Gensol Engineering and its subsidiary Gensol EV Lease entered insolvency earlier in 2025 after IREDA filed petitions for defaults of 510.10 crore rupees and 218.95 crore rupees respectively. Cross-default provisions linked the entities, which had availed term loans for electric vehicle leasing and infrastructure. Personal guarantees by the Jaggi brothers and corporate guarantees from Gensol Engineering were invoked. By late 2024, Gensol had defaulted on loans worth 470 crore rupees from IREDA, with credit agencies CARE and ICRA downgrading its ratings to default whilst citing non-disclosures of key financials.
Blu-Smart defaulted on a 30 crore rupee bond payment in early February 2025 due to cash crunch. The company eventually repaid the amount, but the event triggered a cross-default situation that forced meetings with debenture holders to reassure them about future operations. The company attempted to sell nearly 3,000 electric vehicles to Refex Green Mobility to pare down debt, but Refex backed out of the deal in September 2025, sending both Gensol and Blu-Smart into a deeper spiral.
The operational fallout proved immediate. Blu-Smart suspended booking services across Delhi-NCR, Bengaluru and Mumbai in April 2025, leaving users stranded and triggering a wave of complaints about booking cancellations and difficulty obtaining refunds for pre-loaded Blu Wallet balances. The company sent emails to customers stating it had decided to temporarily close bookings on the app without giving reasons. Users encountered messages stating no slots available when attempting to book rides from key locations including Delhi Airport and parts of Gurgaon.

The service disruption came as Blu-Smart transitioned its fleet to Uber's platform, marking a strategic shift away from direct ride-hailing operations. The company previously facilitated 25,000 to 30,000 daily rides at peak operations, but had already cut volumes in half before the latest suspensions took effect. The integration of its electric vehicle fleet into Uber's network appears to be a survival strategy amid ongoing scrutiny and financial instability, though the full extent of the transition remains unclear.
Until recently, Blu-Smart positioned itself as a moral alternative to Ola and Uber, ticking every green future box including government incentives, ESG investor backing and sustainability press coverage. The company was not just competing on price and convenience but offering an environmentally conscious choice backed by comprehensive charging infrastructure. The collapse casts doubt over governance practices and whether investor funds moved between Gensol and Blu-Smart in ways that were not fully disclosed.

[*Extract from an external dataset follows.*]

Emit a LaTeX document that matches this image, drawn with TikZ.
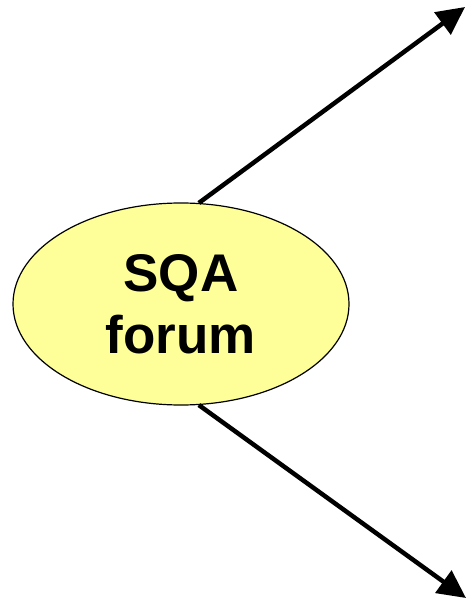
\documentclass[tikz,border=0pt]{standalone}
\usepackage{fontspec}
\setmainfont{Liberation Sans}
\usetikzlibrary{shapes.geometric, arrows.meta}
\definecolor{paleyellow}{HTML}{FFFF99}

\begin{document}
\begin{tikzpicture} [x = 1pt, y = -1pt,
  topic/.style = {ellipse, draw, line width = 1.2pt, fill = paleyellow,
    minimum width = 336pt, minimum height = 202pt, inner sep = 0pt,
    align = center, font = \fontsize{53}{62}\selectfont\bfseries},
  link/.style = {line width = 4.5pt, -{Triangle[length = 28pt, width = 27pt]}}]
\useasboundingbox (0,0) rectangle (468,601);
\node[topic] (forum) at (181,304) {SQA\\forum};
\coordinate (up) at (465,7);
\coordinate (down) at (466,598);
\draw[link] (forum.80) -- (up);
\draw[link] (forum.-80) -- (down);
\end{tikzpicture}
\end{document}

The insolvency admission means Pawan Kumar Goyal takes full charge of Blu-Smart Mobility Tech's assets and documents whilst the resolution process unfolds. The interim resolution professional will prepare an information memorandum and invite resolution plans from potential buyers or restructuring proposals from financial investors. The process typically runs 180 days with possible extension to 270 days, after which the company either emerges under new ownership, accepts a revival plan, or proceeds to liquidation if no viable resolution materialises.
Creditors will form a committee to evaluate proposals and vote on the resolution plan that maximises asset value whilst providing the fairest treatment across stakeholder classes. Operational creditors like Lepton Software participate in the process but lack voting rights, which are reserved for financial creditors holding secured debt. The hierarchy under insolvency law prioritises financial creditors over operational vendors, potentially leaving suppliers like Lepton facing substantial haircuts even if a resolution succeeds.
The NCLT's decision reinforces that defaulters cannot take shelter under vague grounds of temporary financial difficulties or minor technical defaults that were later fixed, according to legal experts. The tribunal found sufficient evidence of operational debt and continued service usage to justify admitting the petition despite Blu-Smart's objections about contract expiry dates. The ruling underscores that acknowledgement of liability through communications can establish debt even when formal invoicing procedures remain disputed.